Однако наиболее глубоким содержанием отличается третье свидание. Возлюбленная второго свидания внушила ему мысль ехать в Египет. И Вл. Соловьев неожиданно для своих близких и знакомых, да, вероятно, неожиданно и для самого себя, вдруг сорвался в Лондоне с места, оставил свой Британский музей и поехал в Египет, где под Каиром в пустыне он чуть не был убит бедуинами, вскоре освободившими этого удивительного иностранца, в легком плаще, туфлях и цилиндре среди песков. Интерпретаторы Вл. Соловьева обычно не имеют таких материалов, по которым можно было бы судить о цели его египетской поездки. Но имеются воспоминания В. А. Пыпиной–Ляцкой, из которых вырисовываются важные подробности.

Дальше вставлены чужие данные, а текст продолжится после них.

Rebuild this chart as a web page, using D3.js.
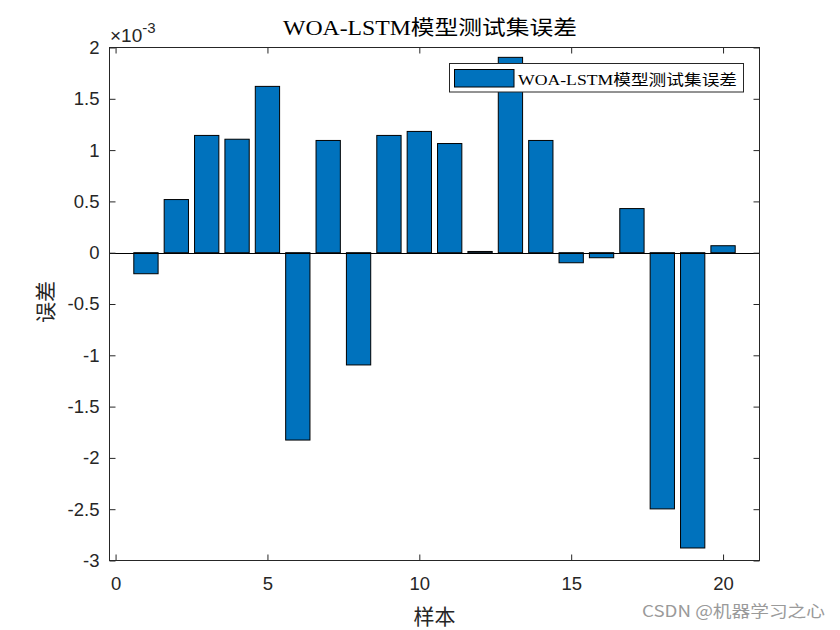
<!DOCTYPE html>
<html>
<head>
<meta charset="utf-8">
<script src="https://cdn.jsdelivr.net/npm/d3@7"></script>
<style>
  html, body { margin: 0; padding: 0; background: #fff; }
  svg { display: block; }
</style>
</head>
<body>
<svg id="chart" width="840" height="630"></svg>
<script>
// ---- data ----
const samples = d3.range(1, 21);
const errors = [
  -0.000205, 0.000518, 0.001143, 0.001106, 0.001621,
  -0.001826, 0.001094, -0.001094, 0.001143, 0.001182,
  0.001064, 0.000012, 0.001904, 0.001094, -0.000098,
  -0.000049, 0.000430, -0.002497, -0.002878, 0.000068
];
const xTicks = [0, 5, 10, 15, 20];
const yTicks = [-0.003, -0.0025, -0.002, -0.0015, -0.001, -0.0005, 0, 0.0005, 0.001, 0.0015, 0.002];
const titleText = "WOA-LSTM模型测试集误差";
const legendText = "WOA-LSTM模型测试集误差";
const xLabel = "样本";
const yLabel = "误差";
const watermark = "CSDN @机器学习之心";

// ---- layout ----
const L = 109.5, R = 759.5, T = 47.5, B = 560.5;
const axisColor = "#262626";
const barColor = "#0072BD";

const svg = d3.select("#chart");
const x = d3.scaleLinear().domain([-0.2, 21.2]).range([L, R]);
const y = d3.scaleLinear().domain([-0.003, 0.002]).range([B, T]);
const fmt = d => String(+(d * 1000).toFixed(2));

// bars
const bw = x(0.8) - x(0);
svg.append("g").selectAll("rect").data(samples).join("rect")
  .attr("x", (d) => x(d) - bw / 2)
  .attr("width", bw)
  .attr("y", (d, i) => y(Math.max(0, errors[i])))
  .attr("height", (d, i) => Math.abs(y(errors[i]) - y(0)))
  .attr("fill", barColor)
  .attr("stroke", "#000")
  .attr("stroke-width", 1);

// baseline
svg.append("line")
  .attr("x1", L).attr("x2", R)
  .attr("y1", Math.round(y(0)) + 0.5).attr("y2", Math.round(y(0)) + 0.5)
  .attr("stroke", "#000").attr("stroke-width", 1);

// axes
const tickFont = "'Liberation Sans', Arial, sans-serif";
function styleAxis(g, showLabels) {
  g.select(".domain").remove();
  g.selectAll(".tick line").attr("stroke", axisColor);
  g.selectAll(".tick text")
    .attr("fill", axisColor)
    .style("font-family", tickFont)
    .style("font-size", "18.5px");
  if (!showLabels) g.selectAll(".tick text").remove();
}
svg.append("g").attr("transform", `translate(0,${B})`)
  .call(d3.axisBottom(x).tickValues(xTicks).tickSize(-6).tickPadding(16).tickFormat(d3.format("d")))
  .call(g => styleAxis(g, true));
svg.append("g").attr("transform", `translate(0,${T})`)
  .call(d3.axisTop(x).tickValues(xTicks).tickSize(-6))
  .call(g => styleAxis(g, false));
svg.append("g").attr("transform", `translate(${L},0)`)
  .call(d3.axisLeft(y).tickValues(yTicks).tickSize(-6).tickPadding(10).tickFormat(fmt))
  .call(g => styleAxis(g, true));
svg.append("g").attr("transform", `translate(${R},0)`)
  .call(d3.axisRight(y).tickValues(yTicks).tickSize(-6))
  .call(g => styleAxis(g, false));

// frame
svg.append("rect")
  .attr("x", L).attr("y", T).attr("width", R - L).attr("height", B - T)
  .attr("fill", "none").attr("stroke", axisColor).attr("stroke-width", 1);

// exponent label
const ex = svg.append("text")
  .attr("x", 110).attr("y", 42)
  .attr("fill", axisColor)
  .style("font-family", tickFont).style("font-size", "19px");
ex.append("tspan").text("×10");
ex.append("tspan").attr("dy", -9).style("font-size", "15px").text("-3");

// title
svg.append("text")
  .attr("x", 430).attr("y", 35)
  .attr("text-anchor", "middle")
  .attr("fill", "#000")
  .attr("textLength", 294).attr("lengthAdjust", "spacingAndGlyphs")
  .style("font-family", "'Liberation Serif', 'Times New Roman', 'Noto Sans CJK SC', serif")
  .style("font-size", "20px")
  .text(titleText);

// axis labels
svg.append("text")
  .attr("x", (L + R) / 2).attr("y", 624)
  .attr("text-anchor", "middle")
  .attr("fill", axisColor)
  .style("font-family", "'Noto Sans CJK SC', sans-serif")
  .style("font-size", "21px")
  .text(xLabel);
svg.append("text")
  .attr("transform", `translate(53,${(T + B) / 2 - 2}) rotate(-90)`)
  .attr("text-anchor", "middle")
  .attr("fill", axisColor)
  .style("font-family", "'Noto Sans CJK SC', sans-serif")
  .style("font-size", "21px")
  .text(yLabel);

// legend
const lg = svg.append("g");
lg.append("rect")
  .attr("x", 449.5).attr("y", 63.5).attr("width", 294).attr("height", 28.5)
  .attr("fill", "#fff").attr("stroke", axisColor).attr("stroke-width", 1);
lg.append("rect")
  .attr("x", 454.5).attr("y", 69.5).attr("width", 59.5).attr("height", 17.5)
  .attr("fill", barColor).attr("stroke", "#000").attr("stroke-width", 1);
lg.append("text")
  .attr("x", 518).attr("y", 84.5)
  .attr("fill", "#000")
  .attr("textLength", 219).attr("lengthAdjust", "spacingAndGlyphs")
  .style("font-family", "'Liberation Serif', 'Times New Roman', 'Noto Sans CJK SC', serif")
  .style("font-size", "15px")
  .text(legendText);

// watermark
svg.append("text")
  .attr("x", 825).attr("y", 617)
  .attr("text-anchor", "end")
  .attr("fill", "#9a9a9a")
  .attr("textLength", 183).attr("lengthAdjust", "spacingAndGlyphs")
  .style("font-family", "'Noto Sans CJK SC', sans-serif")
  .style("font-size", "16px")
  .text(watermark);
</script>
</body>
</html>
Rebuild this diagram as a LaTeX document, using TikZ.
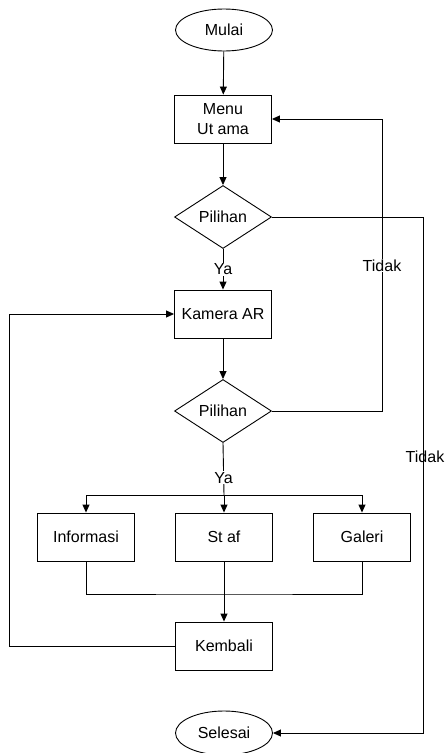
\documentclass[tikz,border=0pt]{standalone}
\usepackage{fontspec}
\setmainfont{Liberation Sans}
\usetikzlibrary{shapes.geometric,arrows.meta}
\begin{document}
\begin{tikzpicture}[x=1pt,y=-1pt,
  line width=0.9pt,
  every node/.style={font=\fontsize{16}{20}\selectfont},
  terminal/.style={draw,ellipse,minimum width=97pt,minimum height=42pt,inner sep=0pt},
  process/.style={draw,rectangle,minimum width=97pt,minimum height=48pt,inner sep=0pt,align=center},
  decision/.style={draw,diamond,shape aspect=1.54,minimum width=97pt,minimum height=63pt,inner sep=0pt},
  flow/.style={-{Triangle[length=8pt,width=7pt]}},
  lbl/.style={fill=white,inner sep=1pt}]
\useasboundingbox (0,0) rectangle (445,753);

% nodes
\node[terminal] (mulai) at (224,30) {Mulai};
\node[process] (menu) at (223,119) {Menu\\Ut ama};
\node[decision] (d1) at (223,217) {Pilihan};
\node[process] (kam) at (223,314) {Kamera AR};
\node[decision] (d2) at (223,411) {Pilihan};
\node[process] (inf) at (86,537) {Informasi};
\node[process] (stf) at (224,537) {St af};
\node[process] (gal) at (362,537) {Galeri};
\node[process] (kem) at (224,646) {Kembali};
\node[terminal,minimum height=44pt] (sel) at (224,733) {Selesai};

% routing points
\coordinate (br) at (224,495);
\coordinate (mg) at (224,594);
\coordinate (lft) at (9,0);
\coordinate (rt1) at (382,0);
\coordinate (rt2) at (423,0);

% main flow
\draw[flow] (mulai) -- (menu);
\draw[flow] (menu) -- (d1);
\draw[flow] (d1.south) -- node[lbl] (ya1) {Ya} (kam.north);
\draw[flow] (kam) -- (d2);
\draw (d2.south) -- node[lbl,pos=0.67] (ya2) {Ya} (br);
\draw[flow] (br) -- (stf.north);
\draw[flow] (br) -| (inf.north);
\draw[flow] (br) -| (gal.north);
\draw (inf.south) |- (mg) -| (gal.south);
\draw[flow] (stf.south) -- (kem.north);
\draw[flow] (kem.west) -- (kem.west -| lft) |- (kam.west);

% "Tidak" branches
\draw[flow] (d2.east) -- (d2.east -| rt1) |- node[lbl,pos=0.249] (td1) {Tidak} (menu.east);
\draw[flow] (d1.east) -- (d1.east -| rt2) |- (sel.east);
\node (td2) at (425,457) {Tidak};
\end{tikzpicture}
\end{document}
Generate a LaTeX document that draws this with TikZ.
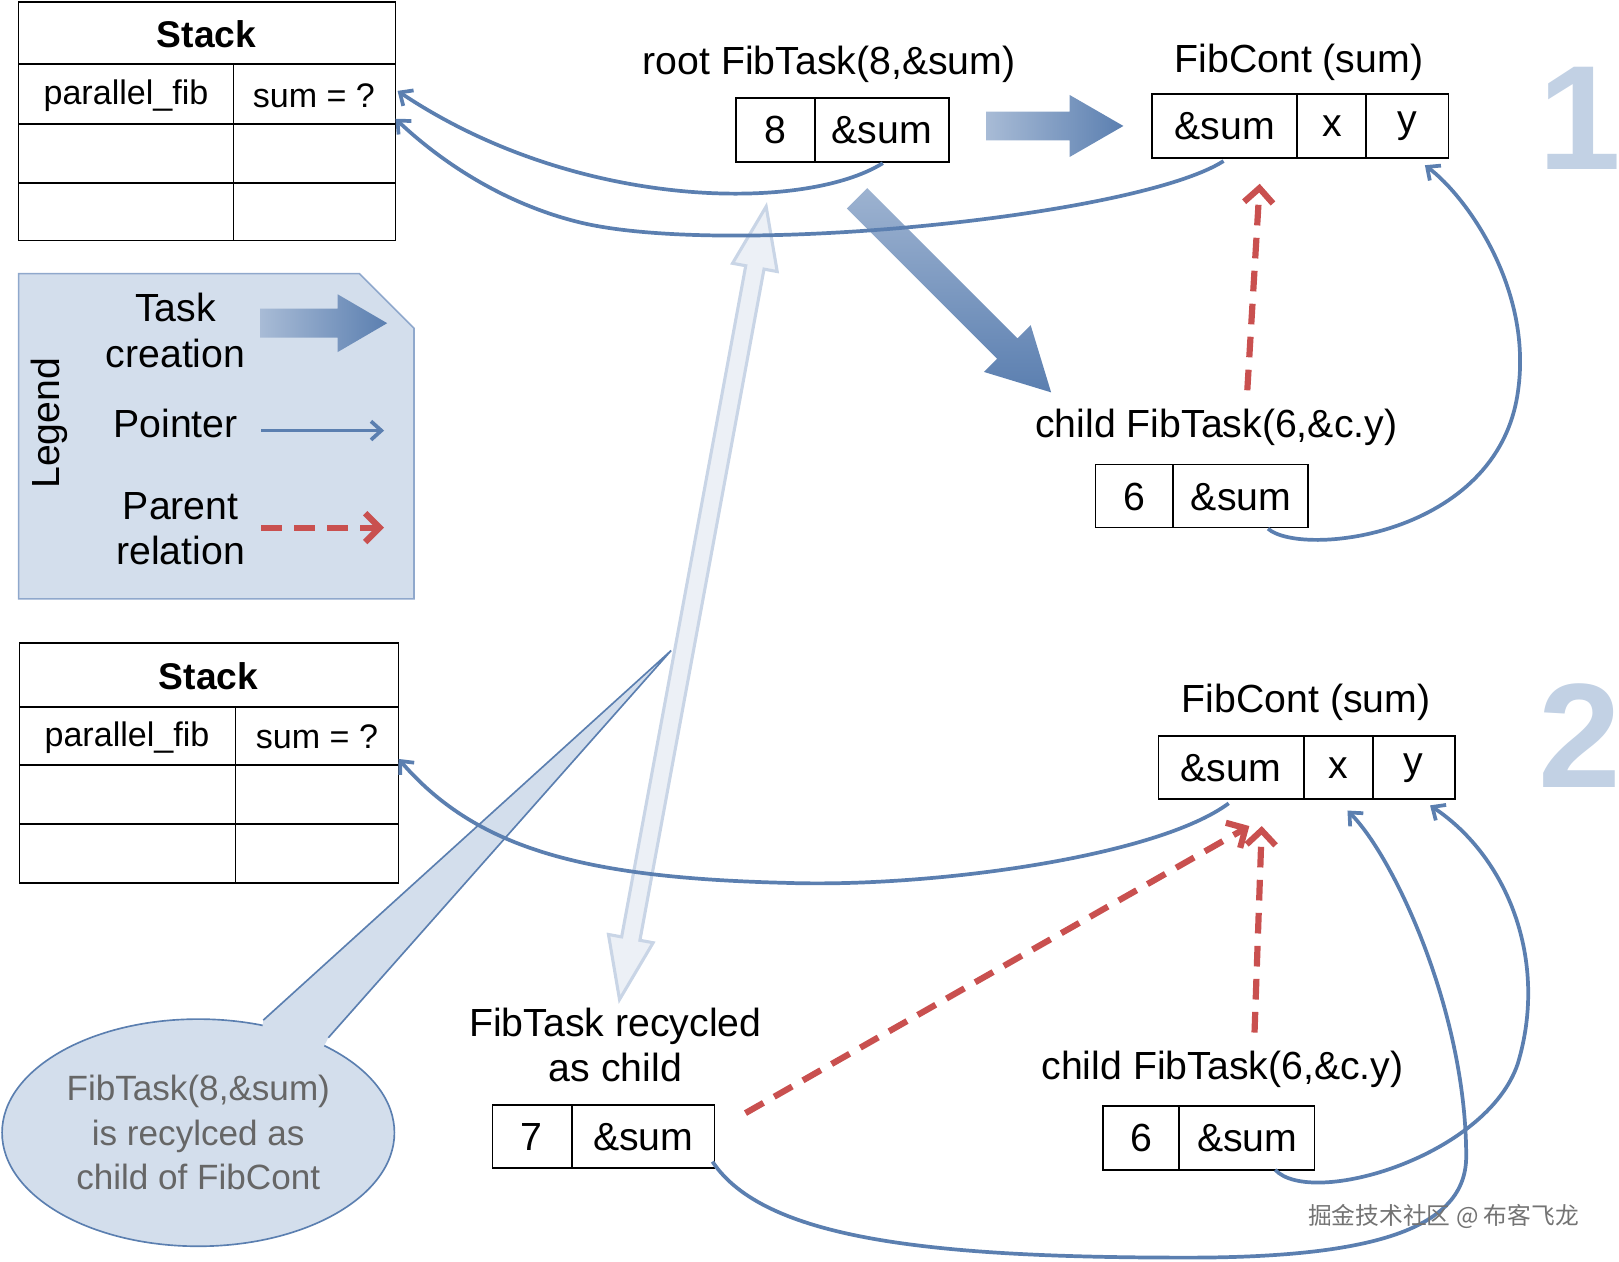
\documentclass[tikz,border=0pt]{standalone}
\usepackage{fontspec}
\setmainfont{Liberation Sans}
\newfontfamily\cjk{Noto Sans CJK SC}
\usetikzlibrary{calc,arrows.meta,shapes.geometric}
\definecolor{lb}{HTML}{D3DEEC}
\definecolor{lbd}{HTML}{8FA8CC}
\definecolor{bl}{HTML}{5B7FB0}
\definecolor{rd}{HTML}{C9504F}
\definecolor{ghost}{HTML}{C9D5E6}
\newcommand\fatarr[7]{% A B halfshaft halfhead headlen fillopts drawopts
 \coordinate (fa-H) at ($(#2)!#5!(#1)$);
 \path[#6,#7] ($(#1)!#3!90:(#2)$) -- ($(fa-H)!#3!90:(#2)$) -- ($(fa-H)!#4!90:(#2)$) -- (#2)
   -- ($(fa-H)!#4!-90:(#2)$) -- ($(fa-H)!#3!-90:(#2)$) -- ($(#1)!#3!-90:(#2)$) -- cycle;}
\begin{document}
\begin{tikzpicture}[x=0.5pt,y=-0.5pt,
  lbl/.style={font=\fontsize{19}{22}\selectfont},
  stk/.style={font=\fontsize{16.5}{19}\selectfont},
  ptr/.style={draw=bl,line width=1.8pt,-{Straight Barb[length=5pt,width=9pt]}},
  par/.style={draw=rd,line width=3pt,dash pattern=on 10pt off 6pt,-{Straight Barb[length=7pt,width=14pt]}},
  num/.style={font=\fontsize{72}{72}\selectfont\bfseries,text=lb!75!lbd}]
\useasboundingbox (0,0) rectangle (1568,1222);
% Stack 1
\draw[thick] (18,2) rectangle (383,233);
\draw[thick] (18,62)--(383,62) (18,120)--(383,120) (18,177)--(383,177) (226,62)--(226,233);
\node[font=\fontsize{18}{20}\selectfont\bfseries] (st1) at (200,33) {Stack};
\node[stk] (pf1) at (122,93) {parallel\_fib};
\node[stk] (sum1) at (304,93) {sum = ?};
\coordinate (s1a) at (385,88); \coordinate (s1b) at (383,115);
% Legend
\draw[fill=lb,draw=lbd,thick] (18,265)--(348,265)--(401,318)--(401,580)--(18,580)--cycle;
\node[lbl,rotate=90] (leg) at (48,410) {Legend};
\node[lbl,align=center] (tc) at (170,320) {Task\\creation};
\node[lbl] (pt) at (170,410) {Pointer};
\node[lbl,align=center] (pr) at (175,512) {Parent\\relation};
\coordinate (la1) at (252,313); \coordinate (la2) at (375,313);
\fatarr{la1}{la2}{7pt}{14pt}{24pt}{left color=ghost!70!bl,right color=bl}{shade}
\coordinate (lp1) at (253,417); \coordinate (lp2) at (372,417);
\draw[ptr] (lp1)--(lp2);
\coordinate (lr1) at (253,511); \coordinate (lr2) at (372,511);
\draw[par] (lr1)--(lr2);
% Stack 2
\draw[thick] (19,623) rectangle (386,855);
\draw[thick] (19,685)--(386,685) (19,741)--(386,741) (19,798)--(386,798) (228,685)--(228,855);
\node[font=\fontsize{18}{20}\selectfont\bfseries] (st2) at (202,655) {Stack};
\node[stk] (pf2) at (123,714) {parallel\_fib};
\node[stk] (sum2) at (307,714) {sum = ?};
\coordinate (s2a) at (386,735);
% ghost double arrow
\coordinate (gA) at (742,200); \coordinate (gB) at (600,968);
\coordinate (gH1) at ($(gA)!30pt!(gB)$); \coordinate (gH2) at ($(gB)!30pt!(gA)$);
\draw[fill=ghost!35,draw=ghost,line width=1.5pt] (gA) -- ($(gH1)!11pt!90:(gB)$) -- ($(gH1)!4.5pt!90:(gB)$) -- ($(gH2)!4.5pt!-90:(gA)$) -- ($(gH2)!11pt!-90:(gA)$) -- (gB) -- ($(gH2)!11pt!90:(gA)$) -- ($(gH2)!4.5pt!90:(gA)$) -- ($(gH1)!4.5pt!-90:(gB)$) -- ($(gH1)!11pt!-90:(gB)$) -- cycle;
% callout
\coordinate (ct) at (650,630);
\draw[fill=lb,draw=bl,thick] (192,1097) ellipse[x radius=190,y radius=110];
\fill[lb] (255,988) -- (ct) -- (318,1005) -- (300,1040) -- (250,1030) -- cycle;
\draw[bl,thick] (255,988) -- (ct) -- (318,1005);
\node[font=\fontsize{17}{21.5}\selectfont,align=center,text=black!60] (co) at (192,1097) {FibTask(8,\&sum)\\is recylced as\\child of FibCont};
% root
\node[lbl] (rootl) at (803,62) {root FibTask(8,\&sum)};
\draw[thick] (713,95) rectangle (919,157) (789,95)--(789,157);
\node[lbl] (r8) at (751,126) {8};
\node[lbl] (rs) at (854,126) {\&sum};
% FibCont1
\node[lbl] (fc1l) at (1258,60) {FibCont (sum)};
\draw[thick] (1116,91) rectangle (1403,153) (1256,91)--(1256,153) (1323,91)--(1323,153);
\node[lbl] (fc1s) at (1186,122) {\&sum};
\node[lbl] (fc1x) at (1290,122) {x};
\node[lbl] (fc1y) at (1363,122) {y};
% big arrows
\coordinate (b1a) at (955,122); \coordinate (b1b) at (1088,122);
\fatarr{b1a}{b1b}{7pt}{15pt}{26pt}{left color=ghost!70!bl,right color=bl}{shade}
\coordinate (b2a) at (830,192); \coordinate (b2b) at (1018,380);
\fatarr{b2a}{b2b}{7pt}{16pt}{30pt}{shading angle=45,top color=ghost!60!bl,bottom color=bl}{shade}
% child1
\node[lbl] (c1l) at (1178,414) {child FibTask(6,\&c.y)};
\draw[thick] (1061,450) rectangle (1267,511) (1136,450)--(1136,511);
\node[lbl] (c16) at (1099,481) {6};
\node[lbl] (c1s) at (1202,481) {\&sum};
\draw[par] (1208,378) -- (1220,178);
% pointers part 1
\draw[ptr] (855,158) .. controls (780,205) and (560,205) .. (s1a);
\draw[ptr] (1185,156) .. controls (1100,210) and (700,250) .. (560,215) .. controls (480,195) and (420,150) .. (s1b);
\draw[ptr] (1228,512) .. controls (1260,540) and (1450,520) .. (1470,380) .. controls (1485,280) and (1420,190) .. (1380,160);
\node[num] (n1) at (1530,115) {1};
% FibCont2
\node[lbl] (fc2l) at (1265,680) {FibCont (sum)};
\draw[thick] (1122,713) rectangle (1409,774) (1263,713)--(1263,774) (1330,713)--(1330,774);
\node[lbl] (fc2s) at (1192,744) {\&sum};
\node[lbl] (fc2x) at (1296,744) {x};
\node[lbl] (fc2y) at (1369,744) {y};
\node[num] (n2) at (1530,712) {2};
% recycled
\node[lbl,align=center] (rcl) at (596,1012) {FibTask recycled\\as child};
\draw[thick] (477,1070) rectangle (692,1131) (554,1070)--(554,1131);
\node[lbl] (r7) at (515,1101) {7};
\node[lbl] (r7s) at (623,1101) {\&sum};
% child2
\node[lbl] (c2l) at (1184,1036) {child FibTask(6,\&c.y)};
\draw[thick] (1068,1071) rectangle (1273,1133) (1142,1071)--(1142,1133);
\node[lbl] (c26) at (1105,1102) {6};
\node[lbl] (c2s) at (1208,1102) {\&sum};
% part 2 connectors
\draw[par] (722,1078) -- (1210,800);
\draw[par] (1215,1000) -- (1222,800);
\draw[ptr] (1190,778) .. controls (1120,830) and (900,860) .. (760,855) .. controls (560,850) and (460,820) .. (s2a);
\draw[ptr] (690,1125) .. controls (740,1200) and (900,1218) .. (1150,1218) .. controls (1330,1218) and (1420,1190) .. (1420,1120) .. controls (1420,980) and (1350,830) .. (1305,785);
\draw[ptr] (1235,1133) .. controls (1270,1170) and (1440,1120) .. (1470,1030) .. controls (1500,930) and (1460,830) .. (1385,780);
% watermark
\node[font=\cjk\fontsize{11.5}{13}\selectfont,text=black!55] (wm) at (1398,1178) {掘金技术社区 @ 布客飞龙};
\end{tikzpicture}
\end{document}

В. А. Пыпина–Ляцкая пишет, что однажды, находясь в гостях у своего отца, известного А. Н. Пыпина, бывшего в самых дружеских отношениях с Вл. Соловьевым, последний за обеденным столом, оставшись среди «чуждой ему молодой компании», стеснявшейся знаменитого философа и обычно скучавшей во время серьезных бесед Вл. Соловьева и А Н. Пыпина, вдруг неожиданно рассказал о своем путешествии в Египет. «Как заговорил он, не помню, знаю только, что в один миг он овладел всеобщим вниманием. Просто, по–товарищески, стал он рассказывать о своем путешествии в Египет, которое, по–видимому, произвело на него большое впечатление. Вспоминая особенно подробно о том, как посещал там различных аскетов, таившихся от людей, селившихся в шалашах по пустынным местностям, как на себе проверял их мистические экстазы. Хотел видеть Фаворский свет и видел» [505] . Приключение в пустыне с бедуинами общеизвестно. Сейчас же для нас важно то, что как раз в этой самой пустыне под Каиром произошло третье свидание, которое нужно относить, очевидно, ко второй половине ноября 1875 года, как это можно судить по его письму к матери от 27 ноября 1875 года по новому стилю [506] . Вот что мы узнаем об этом из «Трех свиданий».
505
Пыпина–Ляцкая В. А. В. С. Соловьев. Страничка из воспоминаний //Голос минувшего. 1914, декабрь. С. 124.
506
Соловьев Вл. Письма. Т. II. С. 19.
Проснувшись в пустыне на голой земле, философ почувствовал, что небо и земля «дышали розами».
Здесь
И в пурпуре небесного блистанья
Очами, полными лазурного огня,
Глядела ты, как первое сиянье
Всемирного и творческого дня.
О лазури говорилось и в первых двух свиданиях. Но здесь возникает еще новый момент: его возлюбленная появляется как символ «всемирного и творческого дня». Этот космический момент развивается и дальше.